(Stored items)

^^^^

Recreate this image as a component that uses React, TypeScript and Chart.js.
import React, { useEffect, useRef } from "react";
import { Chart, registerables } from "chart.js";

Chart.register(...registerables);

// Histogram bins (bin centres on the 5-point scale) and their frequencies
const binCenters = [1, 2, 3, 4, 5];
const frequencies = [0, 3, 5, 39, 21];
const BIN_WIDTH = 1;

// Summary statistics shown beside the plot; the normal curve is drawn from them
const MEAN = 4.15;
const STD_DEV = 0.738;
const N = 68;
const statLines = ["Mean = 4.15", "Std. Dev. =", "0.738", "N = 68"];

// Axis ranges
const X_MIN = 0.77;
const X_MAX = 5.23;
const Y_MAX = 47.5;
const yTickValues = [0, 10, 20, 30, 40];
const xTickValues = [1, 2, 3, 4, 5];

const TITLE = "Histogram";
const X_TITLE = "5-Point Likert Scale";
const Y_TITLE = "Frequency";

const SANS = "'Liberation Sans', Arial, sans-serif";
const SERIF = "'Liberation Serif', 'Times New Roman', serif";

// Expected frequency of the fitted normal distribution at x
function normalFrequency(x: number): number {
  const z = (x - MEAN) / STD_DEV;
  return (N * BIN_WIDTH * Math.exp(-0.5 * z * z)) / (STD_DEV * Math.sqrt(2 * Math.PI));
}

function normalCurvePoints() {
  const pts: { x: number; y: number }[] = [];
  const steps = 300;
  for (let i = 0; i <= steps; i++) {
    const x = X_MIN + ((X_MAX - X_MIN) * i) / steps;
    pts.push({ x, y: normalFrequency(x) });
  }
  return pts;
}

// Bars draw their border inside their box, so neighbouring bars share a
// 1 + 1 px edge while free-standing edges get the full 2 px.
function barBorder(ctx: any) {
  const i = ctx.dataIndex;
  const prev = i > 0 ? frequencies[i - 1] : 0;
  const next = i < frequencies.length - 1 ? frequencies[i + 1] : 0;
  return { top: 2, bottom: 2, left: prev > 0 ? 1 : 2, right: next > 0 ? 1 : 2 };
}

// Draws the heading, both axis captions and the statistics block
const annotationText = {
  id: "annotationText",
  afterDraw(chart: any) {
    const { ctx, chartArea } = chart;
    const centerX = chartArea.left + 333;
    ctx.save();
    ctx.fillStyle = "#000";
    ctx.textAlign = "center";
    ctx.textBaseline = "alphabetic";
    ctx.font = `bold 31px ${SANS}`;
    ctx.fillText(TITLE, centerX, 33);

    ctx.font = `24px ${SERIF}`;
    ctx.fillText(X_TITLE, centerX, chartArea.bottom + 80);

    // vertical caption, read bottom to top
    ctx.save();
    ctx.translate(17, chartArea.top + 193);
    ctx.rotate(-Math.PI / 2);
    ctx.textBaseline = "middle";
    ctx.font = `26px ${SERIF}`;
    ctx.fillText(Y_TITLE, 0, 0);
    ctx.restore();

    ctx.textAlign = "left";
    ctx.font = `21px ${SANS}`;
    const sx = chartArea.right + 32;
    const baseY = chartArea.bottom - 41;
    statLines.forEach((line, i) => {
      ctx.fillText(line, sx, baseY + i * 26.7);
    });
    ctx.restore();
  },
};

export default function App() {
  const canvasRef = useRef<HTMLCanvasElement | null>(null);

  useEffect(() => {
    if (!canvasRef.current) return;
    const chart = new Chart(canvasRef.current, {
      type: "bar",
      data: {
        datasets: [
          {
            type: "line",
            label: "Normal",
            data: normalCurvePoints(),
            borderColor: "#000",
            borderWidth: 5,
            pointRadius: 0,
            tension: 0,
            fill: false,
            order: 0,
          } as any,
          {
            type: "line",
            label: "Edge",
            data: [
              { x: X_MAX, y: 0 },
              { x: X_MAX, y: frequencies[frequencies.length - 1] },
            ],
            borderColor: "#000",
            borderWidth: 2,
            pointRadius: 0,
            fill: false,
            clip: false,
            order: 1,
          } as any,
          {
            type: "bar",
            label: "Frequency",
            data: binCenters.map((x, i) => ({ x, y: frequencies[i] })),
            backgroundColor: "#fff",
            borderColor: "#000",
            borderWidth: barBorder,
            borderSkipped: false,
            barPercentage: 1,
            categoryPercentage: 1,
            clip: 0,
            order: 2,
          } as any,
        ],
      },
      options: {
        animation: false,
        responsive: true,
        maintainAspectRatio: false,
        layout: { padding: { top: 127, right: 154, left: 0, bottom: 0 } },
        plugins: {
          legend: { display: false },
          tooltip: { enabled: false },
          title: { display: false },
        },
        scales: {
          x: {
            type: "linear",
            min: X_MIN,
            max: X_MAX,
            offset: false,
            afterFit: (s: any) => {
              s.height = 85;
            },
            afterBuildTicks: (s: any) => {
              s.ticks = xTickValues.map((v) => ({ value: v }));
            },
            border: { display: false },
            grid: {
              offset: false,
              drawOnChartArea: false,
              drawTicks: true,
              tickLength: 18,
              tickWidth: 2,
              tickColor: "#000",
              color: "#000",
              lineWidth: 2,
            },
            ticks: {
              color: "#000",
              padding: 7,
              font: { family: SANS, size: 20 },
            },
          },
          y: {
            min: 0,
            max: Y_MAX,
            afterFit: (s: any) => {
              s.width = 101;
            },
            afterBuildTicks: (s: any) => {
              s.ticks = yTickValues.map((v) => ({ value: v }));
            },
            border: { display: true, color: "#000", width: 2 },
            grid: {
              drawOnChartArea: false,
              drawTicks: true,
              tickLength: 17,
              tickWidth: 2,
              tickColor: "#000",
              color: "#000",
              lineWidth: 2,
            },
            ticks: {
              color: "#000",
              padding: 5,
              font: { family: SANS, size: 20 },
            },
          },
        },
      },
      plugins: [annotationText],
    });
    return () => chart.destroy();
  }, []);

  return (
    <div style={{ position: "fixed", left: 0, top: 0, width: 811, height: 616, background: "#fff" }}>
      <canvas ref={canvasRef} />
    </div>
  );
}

^^^^

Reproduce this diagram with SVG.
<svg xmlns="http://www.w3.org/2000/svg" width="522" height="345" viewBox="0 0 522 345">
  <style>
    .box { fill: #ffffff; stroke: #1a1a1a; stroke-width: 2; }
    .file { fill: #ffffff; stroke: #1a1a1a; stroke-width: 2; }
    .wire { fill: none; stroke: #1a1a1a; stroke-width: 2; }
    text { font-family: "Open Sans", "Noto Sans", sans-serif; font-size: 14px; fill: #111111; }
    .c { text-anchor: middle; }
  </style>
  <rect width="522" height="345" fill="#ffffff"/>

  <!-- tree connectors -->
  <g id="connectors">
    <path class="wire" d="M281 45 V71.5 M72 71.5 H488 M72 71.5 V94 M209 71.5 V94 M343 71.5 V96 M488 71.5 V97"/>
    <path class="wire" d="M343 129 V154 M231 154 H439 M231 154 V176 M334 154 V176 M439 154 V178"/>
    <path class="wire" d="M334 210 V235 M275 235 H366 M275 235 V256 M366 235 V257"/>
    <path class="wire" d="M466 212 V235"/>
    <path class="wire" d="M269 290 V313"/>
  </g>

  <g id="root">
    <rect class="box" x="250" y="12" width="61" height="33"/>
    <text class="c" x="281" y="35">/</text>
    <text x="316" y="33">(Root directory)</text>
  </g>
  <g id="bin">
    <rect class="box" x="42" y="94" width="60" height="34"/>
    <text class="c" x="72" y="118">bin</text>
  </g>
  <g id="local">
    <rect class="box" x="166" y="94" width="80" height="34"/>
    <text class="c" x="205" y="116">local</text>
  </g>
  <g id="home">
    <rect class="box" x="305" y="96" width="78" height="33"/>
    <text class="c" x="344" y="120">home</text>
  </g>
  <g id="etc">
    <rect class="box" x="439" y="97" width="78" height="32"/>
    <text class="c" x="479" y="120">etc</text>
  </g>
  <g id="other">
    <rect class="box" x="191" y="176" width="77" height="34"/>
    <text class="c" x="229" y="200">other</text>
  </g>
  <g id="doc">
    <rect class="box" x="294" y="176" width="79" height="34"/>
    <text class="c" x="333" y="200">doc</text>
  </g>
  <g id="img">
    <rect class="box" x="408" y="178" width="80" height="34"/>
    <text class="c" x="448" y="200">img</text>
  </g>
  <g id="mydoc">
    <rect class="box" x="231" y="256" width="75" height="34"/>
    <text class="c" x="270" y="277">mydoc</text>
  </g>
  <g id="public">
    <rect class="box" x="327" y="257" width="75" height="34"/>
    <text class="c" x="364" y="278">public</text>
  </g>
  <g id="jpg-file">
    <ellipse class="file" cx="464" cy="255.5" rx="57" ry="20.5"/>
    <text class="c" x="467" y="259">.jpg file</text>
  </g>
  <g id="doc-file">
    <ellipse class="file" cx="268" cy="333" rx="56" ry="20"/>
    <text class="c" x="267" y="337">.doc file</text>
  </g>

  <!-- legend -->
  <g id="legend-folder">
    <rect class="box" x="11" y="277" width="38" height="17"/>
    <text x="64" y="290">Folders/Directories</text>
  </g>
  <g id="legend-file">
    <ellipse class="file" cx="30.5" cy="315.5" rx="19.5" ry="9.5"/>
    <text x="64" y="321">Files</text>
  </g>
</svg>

^^^^

### The problem
Only the lines from the one containing "Recreate this image" through the one containing "Serif', 'Times New" are to be retyped, both boundary lines included, with no other material.

### Exercise output
Recreate this image as a component that uses React, TypeScript and Chart.js.
import React, { useEffect, useRef } from "react";
import { Chart, registerables } from "chart.js";

Chart.register(...registerables);

// Histogram bins (bin centres on the 5-point scale) and their frequencies
const binCenters = [1, 2, 3, 4, 5];
const frequencies = [0, 3, 5, 39, 21];
const BIN_WIDTH = 1;

// Summary statistics shown beside the plot; the normal curve is drawn from them
const MEAN = 4.15;
const STD_DEV = 0.738;
const N = 68;
const statLines = ["Mean = 4.15", "Std. Dev. =", "0.738", "N = 68"];

// Axis ranges
const X_MIN = 0.77;
const X_MAX = 5.23;
const Y_MAX = 47.5;
const yTickValues = [0, 10, 20, 30, 40];
const xTickValues = [1, 2, 3, 4, 5];

const TITLE = "Histogram";
const X_TITLE = "5-Point Likert Scale";
const Y_TITLE = "Frequency";

const SANS = "'Liberation Sans', Arial, sans-serif";
const SERIF = "'Liberation Serif', 'Times New Roman', serif";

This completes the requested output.